■ Brief:
Would you copy out the whole listing exactly as given?

Charts and diagrams as code
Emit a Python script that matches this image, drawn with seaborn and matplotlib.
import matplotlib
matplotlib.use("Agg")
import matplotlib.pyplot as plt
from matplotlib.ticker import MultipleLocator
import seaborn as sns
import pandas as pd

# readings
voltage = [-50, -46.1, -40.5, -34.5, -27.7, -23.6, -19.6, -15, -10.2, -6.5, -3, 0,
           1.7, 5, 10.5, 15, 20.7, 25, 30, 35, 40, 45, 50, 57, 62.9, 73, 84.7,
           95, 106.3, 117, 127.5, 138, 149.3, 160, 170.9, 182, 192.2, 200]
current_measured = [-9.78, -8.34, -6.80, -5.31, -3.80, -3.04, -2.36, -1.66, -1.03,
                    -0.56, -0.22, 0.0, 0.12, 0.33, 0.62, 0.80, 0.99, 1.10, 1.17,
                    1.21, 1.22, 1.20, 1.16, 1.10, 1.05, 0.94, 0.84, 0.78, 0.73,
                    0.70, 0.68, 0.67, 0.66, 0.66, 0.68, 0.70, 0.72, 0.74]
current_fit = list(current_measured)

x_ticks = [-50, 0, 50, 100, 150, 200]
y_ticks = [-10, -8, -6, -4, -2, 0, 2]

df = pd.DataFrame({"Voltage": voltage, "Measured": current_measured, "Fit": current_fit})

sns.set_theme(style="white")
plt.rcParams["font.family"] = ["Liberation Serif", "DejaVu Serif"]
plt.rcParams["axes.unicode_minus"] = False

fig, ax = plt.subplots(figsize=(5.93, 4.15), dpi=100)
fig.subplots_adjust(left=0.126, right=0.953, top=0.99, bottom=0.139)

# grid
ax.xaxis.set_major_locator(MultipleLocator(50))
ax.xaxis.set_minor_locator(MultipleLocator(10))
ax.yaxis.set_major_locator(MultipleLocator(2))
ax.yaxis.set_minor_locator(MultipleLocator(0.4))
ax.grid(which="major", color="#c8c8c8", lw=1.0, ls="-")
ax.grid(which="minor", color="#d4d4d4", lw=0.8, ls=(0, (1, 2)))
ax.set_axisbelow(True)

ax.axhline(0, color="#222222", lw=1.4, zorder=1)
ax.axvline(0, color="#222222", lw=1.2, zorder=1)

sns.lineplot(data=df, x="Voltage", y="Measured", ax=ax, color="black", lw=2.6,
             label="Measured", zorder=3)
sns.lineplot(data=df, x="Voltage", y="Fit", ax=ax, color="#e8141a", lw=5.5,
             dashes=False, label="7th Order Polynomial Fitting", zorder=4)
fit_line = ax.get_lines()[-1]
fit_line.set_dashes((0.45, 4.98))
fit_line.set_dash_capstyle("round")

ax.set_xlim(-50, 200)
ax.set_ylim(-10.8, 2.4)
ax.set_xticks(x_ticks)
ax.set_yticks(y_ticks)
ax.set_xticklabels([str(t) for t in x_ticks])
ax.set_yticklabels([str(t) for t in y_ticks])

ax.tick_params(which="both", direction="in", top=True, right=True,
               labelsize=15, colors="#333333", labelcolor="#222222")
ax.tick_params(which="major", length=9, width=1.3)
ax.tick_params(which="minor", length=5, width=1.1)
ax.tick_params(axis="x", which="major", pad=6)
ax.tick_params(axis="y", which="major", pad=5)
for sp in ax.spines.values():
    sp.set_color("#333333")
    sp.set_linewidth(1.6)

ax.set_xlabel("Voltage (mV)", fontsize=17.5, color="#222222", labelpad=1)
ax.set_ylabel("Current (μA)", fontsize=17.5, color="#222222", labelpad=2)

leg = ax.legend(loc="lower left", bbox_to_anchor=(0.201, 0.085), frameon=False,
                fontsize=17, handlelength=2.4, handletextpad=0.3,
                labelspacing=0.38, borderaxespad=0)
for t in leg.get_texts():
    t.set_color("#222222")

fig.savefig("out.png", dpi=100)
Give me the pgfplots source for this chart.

■ Result of this task:
Emit a Python script that matches this image, drawn with seaborn and matplotlib.
import matplotlib
matplotlib.use("Agg")
import matplotlib.pyplot as plt
from matplotlib.ticker import MultipleLocator
import seaborn as sns
import pandas as pd

# readings
voltage = [-50, -46.1, -40.5, -34.5, -27.7, -23.6, -19.6, -15, -10.2, -6.5, -3, 0,
           1.7, 5, 10.5, 15, 20.7, 25, 30, 35, 40, 45, 50, 57, 62.9, 73, 84.7,
           95, 106.3, 117, 127.5, 138, 149.3, 160, 170.9, 182, 192.2, 200]
current_measured = [-9.78, -8.34, -6.80, -5.31, -3.80, -3.04, -2.36, -1.66, -1.03,
                    -0.56, -0.22, 0.0, 0.12, 0.33, 0.62, 0.80, 0.99, 1.10, 1.17,
                    1.21, 1.22, 1.20, 1.16, 1.10, 1.05, 0.94, 0.84, 0.78, 0.73,
                    0.70, 0.68, 0.67, 0.66, 0.66, 0.68, 0.70, 0.72, 0.74]
current_fit = list(current_measured)

x_ticks = [-50, 0, 50, 100, 150, 200]
y_ticks = [-10, -8, -6, -4, -2, 0, 2]

df = pd.DataFrame({"Voltage": voltage, "Measured": current_measured, "Fit": current_fit})

sns.set_theme(style="white")
plt.rcParams["font.family"] = ["Liberation Serif", "DejaVu Serif"]
plt.rcParams["axes.unicode_minus"] = False

fig, ax = plt.subplots(figsize=(5.93, 4.15), dpi=100)
fig.subplots_adjust(left=0.126, right=0.953, top=0.99, bottom=0.139)

# grid
ax.xaxis.set_major_locator(MultipleLocator(50))
ax.xaxis.set_minor_locator(MultipleLocator(10))
ax.yaxis.set_major_locator(MultipleLocator(2))
ax.yaxis.set_minor_locator(MultipleLocator(0.4))
ax.grid(which="major", color="#c8c8c8", lw=1.0, ls="-")
ax.grid(which="minor", color="#d4d4d4", lw=0.8, ls=(0, (1, 2)))
ax.set_axisbelow(True)

ax.axhline(0, color="#222222", lw=1.4, zorder=1)
ax.axvline(0, color="#222222", lw=1.2, zorder=1)

sns.lineplot(data=df, x="Voltage", y="Measured", ax=ax, color="black", lw=2.6,
             label="Measured", zorder=3)
sns.lineplot(data=df, x="Voltage", y="Fit", ax=ax, color="#e8141a", lw=5.5,
             dashes=False, label="7th Order Polynomial Fitting", zorder=4)
fit_line = ax.get_lines()[-1]
fit_line.set_dashes((0.45, 4.98))
fit_line.set_dash_capstyle("round")

ax.set_xlim(-50, 200)
ax.set_ylim(-10.8, 2.4)
ax.set_xticks(x_ticks)
ax.set_yticks(y_ticks)
ax.set_xticklabels([str(t) for t in x_ticks])
ax.set_yticklabels([str(t) for t in y_ticks])

ax.tick_params(which="both", direction="in", top=True, right=True,
               labelsize=15, colors="#333333", labelcolor="#222222")
ax.tick_params(which="major", length=9, width=1.3)
ax.tick_params(which="minor", length=5, width=1.1)
ax.tick_params(axis="x", which="major", pad=6)
ax.tick_params(axis="y", which="major", pad=5)
for sp in ax.spines.values():
    sp.set_color("#333333")
    sp.set_linewidth(1.6)

ax.set_xlabel("Voltage (mV)", fontsize=17.5, color="#222222", labelpad=1)
ax.set_ylabel("Current (μA)", fontsize=17.5, color="#222222", labelpad=2)

leg = ax.legend(loc="lower left", bbox_to_anchor=(0.201, 0.085), frameon=False,
                fontsize=17, handlelength=2.4, handletextpad=0.3,
                labelspacing=0.38, borderaxespad=0)
for t in leg.get_texts():
    t.set_color("#222222")

fig.savefig("out.png", dpi=100)
Give me the pgfplots source for this chart.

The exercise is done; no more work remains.